_Directions_
Every line below should be copied exactly; drop the pictures.

BEGIN

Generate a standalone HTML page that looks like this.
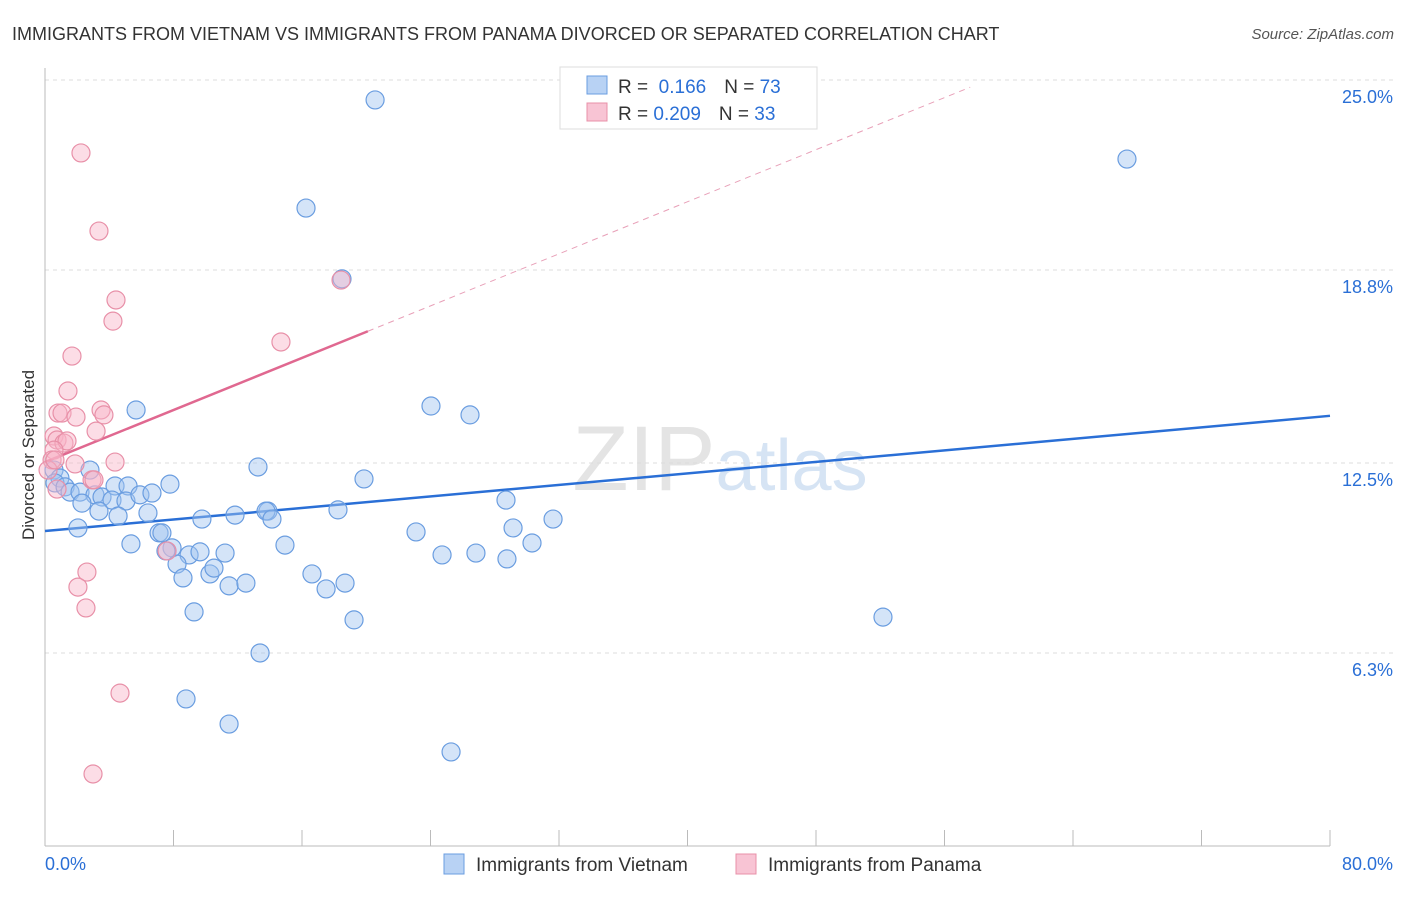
<!DOCTYPE html>
<html><head><meta charset="utf-8"><style>
body{margin:0;background:#fff;font-family:"Liberation Sans",sans-serif;}
svg text{font-family:"Liberation Sans",sans-serif;}
</style></head><body>
<svg width="1406" height="892" viewBox="0 0 1406 892">
<text x="12" y="40" font-size="18" fill="#333">IMMIGRANTS FROM VIETNAM VS IMMIGRANTS FROM PANAMA DIVORCED OR SEPARATED CORRELATION CHART</text>
<text x="1394" y="39" font-size="15" fill="#555" font-style="italic" text-anchor="end">Source: ZipAtlas.com</text>
<text x="720" y="490" font-size="92" fill="#e4e4e4" text-anchor="middle" font-family="Liberation Serif">ZIP<tspan fill="#d6e4f4" font-family="Liberation Sans" font-size="72">atlas</tspan></text>
<g id="grid"></g><g id="axes"></g><g id="lines"></g><g id="pts"></g>
<text transform="translate(34,455) rotate(-90)" font-size="17" fill="#333" text-anchor="middle">Divorced or Separated</text>
<g>
<rect x="560" y="67" width="257" height="62" fill="#fff" stroke="#ddd"/>
<rect x="587" y="76" width="20" height="18" fill="#b8d2f4" stroke="#6a9de0"/>
<rect x="587" y="103" width="20" height="18" fill="#f8c4d4" stroke="#e890a8"/>
<text x="618" y="93" font-size="19" fill="#333">R = <tspan fill="#2a6fd6">&#160;0.166</tspan><tspan dx="18">N = </tspan><tspan fill="#2a6fd6">73</tspan></text>
<text x="618" y="120" font-size="19" fill="#333">R = <tspan fill="#2a6fd6">0.209</tspan><tspan dx="18">N = </tspan><tspan fill="#2a6fd6">33</tspan></text>
</g>
<g>
<rect x="444" y="854" width="20" height="20" fill="#b8d2f4" stroke="#6a9de0"/>
<text x="476" y="871" font-size="19" fill="#333">Immigrants from Vietnam</text>
<rect x="736" y="854" width="20" height="20" fill="#f8c4d4" stroke="#e890a8"/>
<text x="768" y="871" font-size="19" fill="#333">Immigrants from Panama</text>
</g>
</svg>
<script>
const yTicks=[25,18.8,12.5,6.3];
const yTickLabels=["25.0%","18.8%","12.5%","6.3%"];
const xTicks=[0,8,16,24,32,40,48,56,64,72,80];
const blueX=[20.55,67.36,16.25,18.49,24.03,26.46,5.67,13.26,19.86,0.56,0.93,0.62,1.25,1.56,2.80,2.18,3.11,3.55,4.36,5.17,4.17,5.04,5.91,6.66,7.78,2.30,3.36,4.55,6.41,2.05,9.77,11.83,13.88,13.76,14.13,18.24,28.70,29.14,31.63,23.10,30.32,5.35,7.10,7.28,7.91,7.53,8.97,9.65,11.21,14.94,24.72,26.83,28.76,8.22,8.59,10.27,10.52,11.46,12.51,16.62,17.50,18.68,9.28,19.24,52.17,13.39,8.78,11.46,25.28];
const blueY=[24.35,22.42,20.82,18.51,14.36,14.07,14.23,12.37,11.98,12.27,12.01,11.85,11.72,11.55,12.27,11.55,11.46,11.39,11.75,11.75,11.29,11.26,11.46,11.52,11.81,11.19,10.93,10.77,10.87,10.38,10.67,10.80,10.93,10.93,10.67,10.97,11.29,10.38,10.67,10.25,9.89,9.86,10.22,10.22,9.73,9.63,9.50,9.60,9.56,9.82,9.50,9.56,9.37,9.20,8.75,8.88,9.07,8.49,8.58,8.88,8.39,8.58,7.64,7.38,7.47,6.30,4.80,3.98,3.07];
const pinkX=[2.24,3.36,4.42,4.23,1.68,18.43,14.69,1.43,0.81,1.06,1.93,3.49,3.67,3.18,0.56,0.75,1.18,1.37,0.56,0.44,0.19,1.87,2.93,3.05,4.36,0.75,2.61,2.05,2.55,7.60,4.67,2.99,0.62];
const pinkY=[22.62,20.07,17.82,17.13,15.99,18.47,16.45,14.85,14.13,14.13,14.00,14.23,14.07,13.54,13.38,13.25,13.15,13.22,12.92,12.60,12.27,12.47,11.95,11.95,12.53,11.65,8.94,8.45,7.77,9.63,4.99,2.35,12.60];
const blueFit=[10.28,0.047];
const pinkFit=[12.53,0.2124];
const X0=45,X1=1330,Y0=846,YS=30.64;
const sx=v=>X0+(X1-X0)*v/80, sy=v=>Y0-v*YS;
const NS="http://www.w3.org/2000/svg";
function mk(p,t,a){const e=document.createElementNS(NS,t);for(const k in a)e.setAttribute(k,a[k]);document.getElementById(p).appendChild(e);return e;}
yTicks.forEach((t,i)=>{
 const g=mk('grid','line',{x1:X0,x2:1394,y1:sy(t),y2:sy(t),stroke:'#ddd','stroke-dasharray':'4,4'});
 
 
 const l=mk('grid','text',{x:1393,y:sy(t)+23,'font-size':18,fill:'#2a6fd6','text-anchor':'end'});
 l.textContent=yTickLabels[i];
 
 
});
const ax=mk('axes','line',{x1:X0,x2:X0,y1:68,y2:846,stroke:'#bbb'});


const bx=mk('axes','line',{x1:X0,x2:X1,y1:846,y2:846,stroke:'#bbb'});


xTicks.forEach(t=>{const k=mk('axes','line',{x1:sx(t),x2:sx(t),y1:830,y2:846,stroke:'#bbb'});
 
 });
const xl0=mk('axes','text',{x:45,y:870,'font-size':18,fill:'#2a6fd6'});xl0.textContent='0.0%';


const xl1=mk('axes','text',{x:1393,y:870,'font-size':18,fill:'#2a6fd6','text-anchor':'end'});xl1.textContent='80.0%';


blueX.forEach((x,i)=>{const c=mk('pts','circle',{cx:sx(x),cy:sy(blueY[i]),r:9,fill:'rgba(160,196,240,0.45)',stroke:'#6a9de0','stroke-width':1.2});
 
 });
pinkX.forEach((x,i)=>{const c=mk('pts','circle',{cx:sx(x),cy:sy(pinkY[i]),r:9,fill:'rgba(248,180,200,0.45)',stroke:'#e890a8','stroke-width':1.2});
 
 });
const bl=mk('lines','line',{x1:sx(0),y1:sy(blueFit[0]),x2:sx(80),y2:sy(blueFit[0]+blueFit[1]*80),stroke:'#2a6fd6','stroke-width':2.5});


const pl=mk('lines','line',{x1:sx(0),y1:sy(pinkFit[0]),x2:sx(20.1),y2:sy(pinkFit[0]+pinkFit[1]*20.1),stroke:'#e06890','stroke-width':2.5});


const pd=mk('lines','line',{x1:sx(20.1),y1:sy(pinkFit[0]+pinkFit[1]*20.1),x2:sx(57.6),y2:sy(pinkFit[0]+pinkFit[1]*57.6),stroke:'#e8a0b8','stroke-width':1,'stroke-dasharray':'6,5'});


</script>
</body></html>
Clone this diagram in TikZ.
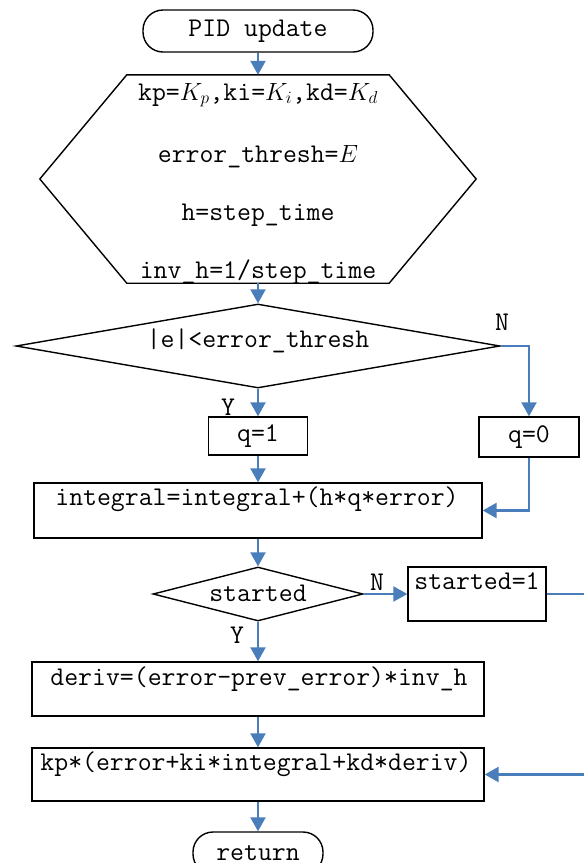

END

_Solution below_
Generate a standalone HTML page that looks like this.
<!DOCTYPE html>
<html><head><meta charset="utf-8"><style>
body{margin:0;background:#fff;font-family:"Liberation Sans",sans-serif;}
svg text{font-family:"Liberation Sans",sans-serif;}
</style></head><body>
<svg width="1406" height="892" viewBox="0 0 1406 892">
<text x="12" y="40" font-size="18" fill="#333">IMMIGRANTS FROM VIETNAM VS IMMIGRANTS FROM PANAMA DIVORCED OR SEPARATED CORRELATION CHART</text>
<text x="1394" y="39" font-size="15" fill="#555" font-style="italic" text-anchor="end">Source: ZipAtlas.com</text>
<text x="720" y="490" font-size="92" fill="#e4e4e4" text-anchor="middle" font-family="Liberation Serif">ZIP<tspan fill="#d6e4f4" font-family="Liberation Sans" font-size="72">atlas</tspan></text>
<g id="grid"></g><g id="axes"></g><g id="lines"></g><g id="pts"></g>
<text transform="translate(34,455) rotate(-90)" font-size="17" fill="#333" text-anchor="middle">Divorced or Separated</text>
<g>
<rect x="560" y="67" width="257" height="62" fill="#fff" stroke="#ddd"/>
<rect x="587" y="76" width="20" height="18" fill="#b8d2f4" stroke="#6a9de0"/>
<rect x="587" y="103" width="20" height="18" fill="#f8c4d4" stroke="#e890a8"/>
<text x="618" y="93" font-size="19" fill="#333">R = <tspan fill="#2a6fd6">&#160;0.166</tspan><tspan dx="18">N = </tspan><tspan fill="#2a6fd6">73</tspan></text>
<text x="618" y="120" font-size="19" fill="#333">R = <tspan fill="#2a6fd6">0.209</tspan><tspan dx="18">N = </tspan><tspan fill="#2a6fd6">33</tspan></text>
</g>
<g>
<rect x="444" y="854" width="20" height="20" fill="#b8d2f4" stroke="#6a9de0"/>
<text x="476" y="871" font-size="19" fill="#333">Immigrants from Vietnam</text>
<rect x="736" y="854" width="20" height="20" fill="#f8c4d4" stroke="#e890a8"/>
<text x="768" y="871" font-size="19" fill="#333">Immigrants from Panama</text>
</g>
</svg>
<script>
const yTicks=[25,18.8,12.5,6.3];
const yTickLabels=["25.0%","18.8%","12.5%","6.3%"];
const xTicks=[0,8,16,24,32,40,48,56,64,72,80];
const blueX=[20.55,67.36,16.25,18.49,24.03,26.46,5.67,13.26,19.86,0.56,0.93,0.62,1.25,1.56,2.80,2.18,3.11,3.55,4.36,5.17,4.17,5.04,5.91,6.66,7.78,2.30,3.36,4.55,6.41,2.05,9.77,11.83,13.88,13.76,14.13,18.24,28.70,29.14,31.63,23.10,30.32,5.35,7.10,7.28,7.91,7.53,8.97,9.65,11.21,14.94,24.72,26.83,28.76,8.22,8.59,10.27,10.52,11.46,12.51,16.62,17.50,18.68,9.28,19.24,52.17,13.39,8.78,11.46,25.28];
const blueY=[24.35,22.42,20.82,18.51,14.36,14.07,14.23,12.37,11.98,12.27,12.01,11.85,11.72,11.55,12.27,11.55,11.46,11.39,11.75,11.75,11.29,11.26,11.46,11.52,11.81,11.19,10.93,10.77,10.87,10.38,10.67,10.80,10.93,10.93,10.67,10.97,11.29,10.38,10.67,10.25,9.89,9.86,10.22,10.22,9.73,9.63,9.50,9.60,9.56,9.82,9.50,9.56,9.37,9.20,8.75,8.88,9.07,8.49,8.58,8.88,8.39,8.58,7.64,7.38,7.47,6.30,4.80,3.98,3.07];
const pinkX=[2.24,3.36,4.42,4.23,1.68,18.43,14.69,1.43,0.81,1.06,1.93,3.49,3.67,3.18,0.56,0.75,1.18,1.37,0.56,0.44,0.19,1.87,2.93,3.05,4.36,0.75,2.61,2.05,2.55,7.60,4.67,2.99,0.62];
const pinkY=[22.62,20.07,17.82,17.13,15.99,18.47,16.45,14.85,14.13,14.13,14.00,14.23,14.07,13.54,13.38,13.25,13.15,13.22,12.92,12.60,12.27,12.47,11.95,11.95,12.53,11.65,8.94,8.45,7.77,9.63,4.99,2.35,12.60];
const blueFit=[10.28,0.047];
const pinkFit=[12.53,0.2124];
const X0=45,X1=1330,Y0=846,YS=30.64;
const sx=v=>X0+(X1-X0)*v/80, sy=v=>Y0-v*YS;
const NS="http://www.w3.org/2000/svg";
function mk(p,t,a){const e=document.createElementNS(NS,t);for(const k in a)e.setAttribute(k,a[k]);document.getElementById(p).appendChild(e);return e;}
yTicks.forEach((t,i)=>{
 const g=mk('grid','line',{x1:X0,x2:1394,y1:sy(t),y2:sy(t),stroke:'#ddd','stroke-dasharray':'4,4'});
 
 
 const l=mk('grid','text',{x:1393,y:sy(t)+23,'font-size':18,fill:'#2a6fd6','text-anchor':'end'});
 l.textContent=yTickLabels[i];
 
 
});
const ax=mk('axes','line',{x1:X0,x2:X0,y1:68,y2:846,stroke:'#bbb'});


const bx=mk('axes','line',{x1:X0,x2:X1,y1:846,y2:846,stroke:'#bbb'});


xTicks.forEach(t=>{const k=mk('axes','line',{x1:sx(t),x2:sx(t),y1:830,y2:846,stroke:'#bbb'});
 
 });
const xl0=mk('axes','text',{x:45,y:870,'font-size':18,fill:'#2a6fd6'});xl0.textContent='0.0%';


const xl1=mk('axes','text',{x:1393,y:870,'font-size':18,fill:'#2a6fd6','text-anchor':'end'});xl1.textContent='80.0%';


blueX.forEach((x,i)=>{const c=mk('pts','circle',{cx:sx(x),cy:sy(blueY[i]),r:9,fill:'rgba(160,196,240,0.45)',stroke:'#6a9de0','stroke-width':1.2});
 
 });
pinkX.forEach((x,i)=>{const c=mk('pts','circle',{cx:sx(x),cy:sy(pinkY[i]),r:9,fill:'rgba(248,180,200,0.45)',stroke:'#e890a8','stroke-width':1.2});
 
 });
const bl=mk('lines','line',{x1:sx(0),y1:sy(blueFit[0]),x2:sx(80),y2:sy(blueFit[0]+blueFit[1]*80),stroke:'#2a6fd6','stroke-width':2.5});


const pl=mk('lines','line',{x1:sx(0),y1:sy(pinkFit[0]),x2:sx(20.1),y2:sy(pinkFit[0]+pinkFit[1]*20.1),stroke:'#e06890','stroke-width':2.5});


const pd=mk('lines','line',{x1:sx(20.1),y1:sy(pinkFit[0]+pinkFit[1]*20.1),x2:sx(57.6),y2:sy(pinkFit[0]+pinkFit[1]*57.6),stroke:'#e8a0b8','stroke-width':1,'stroke-dasharray':'6,5'});


</script>
</body></html>
Clone this diagram in TikZ.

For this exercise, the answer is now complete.